* [TASK DETAILS]: Make an exact transcription of the material, leaving out all images.

* [DATA PROVIDED]:
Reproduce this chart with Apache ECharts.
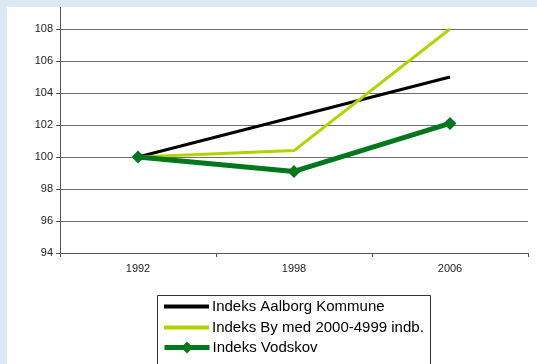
<!DOCTYPE html>
<html>
<head>
<meta charset="utf-8">
<script src="https://cdn.jsdelivr.net/npm/echarts@6/dist/echarts.min.js"></script>
<style>
html,body{margin:0;padding:0;background:#dce9f4;width:537px;height:364px;overflow:hidden;}
#c{position:absolute;left:7px;top:-13px;width:530px;height:377px;background:#fff;}
#band{position:absolute;left:0;top:0;width:537px;height:7px;background:#dce9f4;z-index:10;}
</style>
</head>
<body>
<div id="c"></div>
<div id="band"></div>
<script>
const categories = ['1992', '1998', '2006'];
const seriesNames = ['Indeks Aalborg Kommune', 'Indeks By med 2000-4999 indb.', 'Indeks Vodskov'];
const aalborg = [100, 102.5, 105.0];
const byMed = [100, 100.4, 108.0];
const vodskov = [100, 99.1, 102.1];

const chart = echarts.init(document.getElementById('c'), null, {renderer: 'canvas'});
const font = 'Liberation Sans, Arial, sans-serif';
const legendTops = [312, 333, 353];
const legendHeights = [13, 13, 15];
const legendItems = [
  {name: seriesNames[0], itemStyle: {opacity: 0}, lineStyle: {width: 4}},
  {name: seriesNames[1], itemStyle: {opacity: 0}, lineStyle: {width: 4}},
  {name: seriesNames[2], lineStyle: {width: 5}}
];
const legends = legendItems.map((it, i) => ({
  orient: 'horizontal',
  left: 155, top: legendTops[i], z: 5,
  padding: 0,
  itemWidth: 45, itemHeight: legendHeights[i],
  textStyle: {fontSize: 15, fontFamily: font, color: '#000', padding: [0, 0, 0, -2]},
  data: [it]
}));
chart.setOption({
  animation: false,
  backgroundColor: '#fff',
  grid: {left: 53, right: 9, top: 10, bottom: 111, containLabel: false},
  xAxis: {
    type: 'category',
    data: categories,
    boundaryGap: true,
    axisLine: {lineStyle: {color: '#555', width: 1}},
    axisTick: {show: true, length: 4, lineStyle: {color: '#555'}},
    axisLabel: {color: '#222', fontSize: 11, fontFamily: font, margin: 10}
  },
  yAxis: {
    type: 'value',
    min: 94, max: 110, interval: 2,
    axisLine: {show: true, lineStyle: {color: '#555', width: 1}},
    axisTick: {show: true, length: 4, lineStyle: {color: '#555'}},
    axisLabel: {color: '#222', fontSize: 11, fontFamily: font, margin: 7,
      formatter: v => v === 110 ? '' : String(v)},
    splitLine: {lineStyle: {color: '#6e6e6e', width: 1}}
  },
  graphic: [{
    type: 'rect', left: 150, top: 308, z: 0,
    shape: {width: 273, height: 80},
    style: {fill: '#fff', stroke: '#333', lineWidth: 1}
  }],
  legend: legends,
  series: [
    {name: seriesNames[0], type: 'line', data: aalborg, symbol: 'none',
      lineStyle: {color: '#000', width: 3}, itemStyle: {color: '#000'}},
    {name: seriesNames[1], type: 'line', data: byMed, symbol: 'none',
      lineStyle: {color: '#b3d300', width: 3}, itemStyle: {color: '#b3d300'}},
    {name: seriesNames[2], type: 'line', data: vodskov, symbol: 'diamond', symbolSize: 13,
      lineStyle: {color: '#00771c', width: 5}, itemStyle: {color: '#00771c'}}
  ]
});
</script>
</body>
</html>
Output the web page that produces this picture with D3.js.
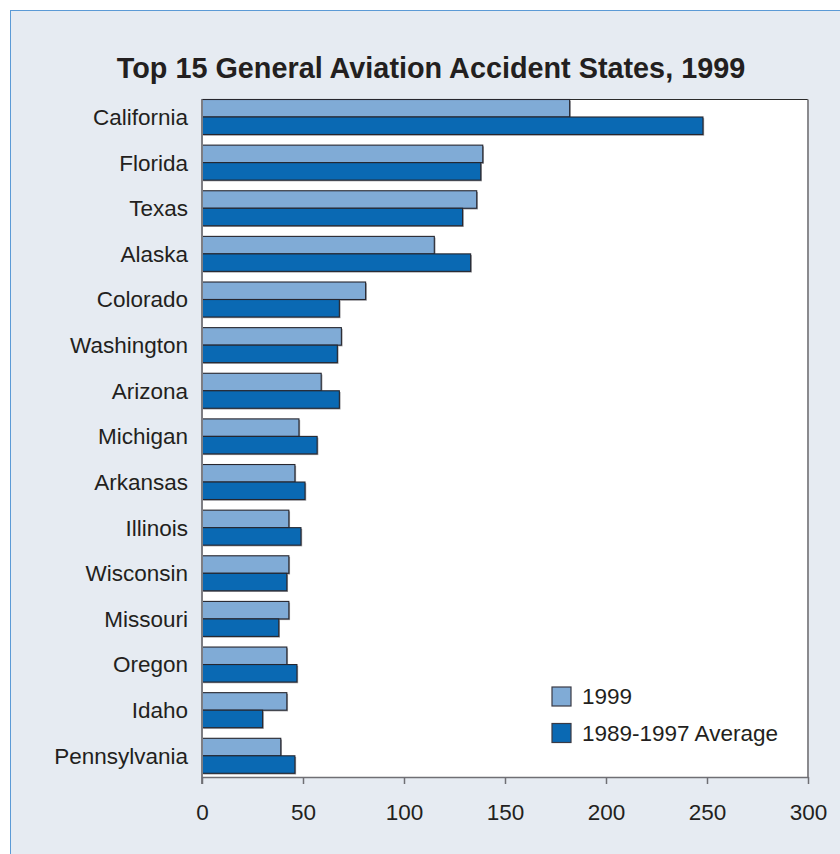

* [RESPONSE]:
Reproduce this chart with Apache ECharts.
<!DOCTYPE html>
<html>
<head>
<meta charset="utf-8">
<script src="https://cdn.jsdelivr.net/npm/echarts@6/dist/echarts.min.js"></script>
<style>
html,body{margin:0;padding:0;background:#dce9f4;width:537px;height:364px;overflow:hidden;}
#c{position:absolute;left:7px;top:-13px;width:530px;height:377px;background:#fff;}
#band{position:absolute;left:0;top:0;width:537px;height:7px;background:#dce9f4;z-index:10;}
</style>
</head>
<body>
<div id="c"></div>
<div id="band"></div>
<script>
const categories = ['1992', '1998', '2006'];
const seriesNames = ['Indeks Aalborg Kommune', 'Indeks By med 2000-4999 indb.', 'Indeks Vodskov'];
const aalborg = [100, 102.5, 105.0];
const byMed = [100, 100.4, 108.0];
const vodskov = [100, 99.1, 102.1];

const chart = echarts.init(document.getElementById('c'), null, {renderer: 'canvas'});
const font = 'Liberation Sans, Arial, sans-serif';
const legendTops = [312, 333, 353];
const legendHeights = [13, 13, 15];
const legendItems = [
  {name: seriesNames[0], itemStyle: {opacity: 0}, lineStyle: {width: 4}},
  {name: seriesNames[1], itemStyle: {opacity: 0}, lineStyle: {width: 4}},
  {name: seriesNames[2], lineStyle: {width: 5}}
];
const legends = legendItems.map((it, i) => ({
  orient: 'horizontal',
  left: 155, top: legendTops[i], z: 5,
  padding: 0,
  itemWidth: 45, itemHeight: legendHeights[i],
  textStyle: {fontSize: 15, fontFamily: font, color: '#000', padding: [0, 0, 0, -2]},
  data: [it]
}));
chart.setOption({
  animation: false,
  backgroundColor: '#fff',
  grid: {left: 53, right: 9, top: 10, bottom: 111, containLabel: false},
  xAxis: {
    type: 'category',
    data: categories,
    boundaryGap: true,
    axisLine: {lineStyle: {color: '#555', width: 1}},
    axisTick: {show: true, length: 4, lineStyle: {color: '#555'}},
    axisLabel: {color: '#222', fontSize: 11, fontFamily: font, margin: 10}
  },
  yAxis: {
    type: 'value',
    min: 94, max: 110, interval: 2,
    axisLine: {show: true, lineStyle: {color: '#555', width: 1}},
    axisTick: {show: true, length: 4, lineStyle: {color: '#555'}},
    axisLabel: {color: '#222', fontSize: 11, fontFamily: font, margin: 7,
      formatter: v => v === 110 ? '' : String(v)},
    splitLine: {lineStyle: {color: '#6e6e6e', width: 1}}
  },
  graphic: [{
    type: 'rect', left: 150, top: 308, z: 0,
    shape: {width: 273, height: 80},
    style: {fill: '#fff', stroke: '#333', lineWidth: 1}
  }],
  legend: legends,
  series: [
    {name: seriesNames[0], type: 'line', data: aalborg, symbol: 'none',
      lineStyle: {color: '#000', width: 3}, itemStyle: {color: '#000'}},
    {name: seriesNames[1], type: 'line', data: byMed, symbol: 'none',
      lineStyle: {color: '#b3d300', width: 3}, itemStyle: {color: '#b3d300'}},
    {name: seriesNames[2], type: 'line', data: vodskov, symbol: 'diamond', symbolSize: 13,
      lineStyle: {color: '#00771c', width: 5}, itemStyle: {color: '#00771c'}}
  ]
});
</script>
</body>
</html>
Output the web page that produces this picture with D3.js.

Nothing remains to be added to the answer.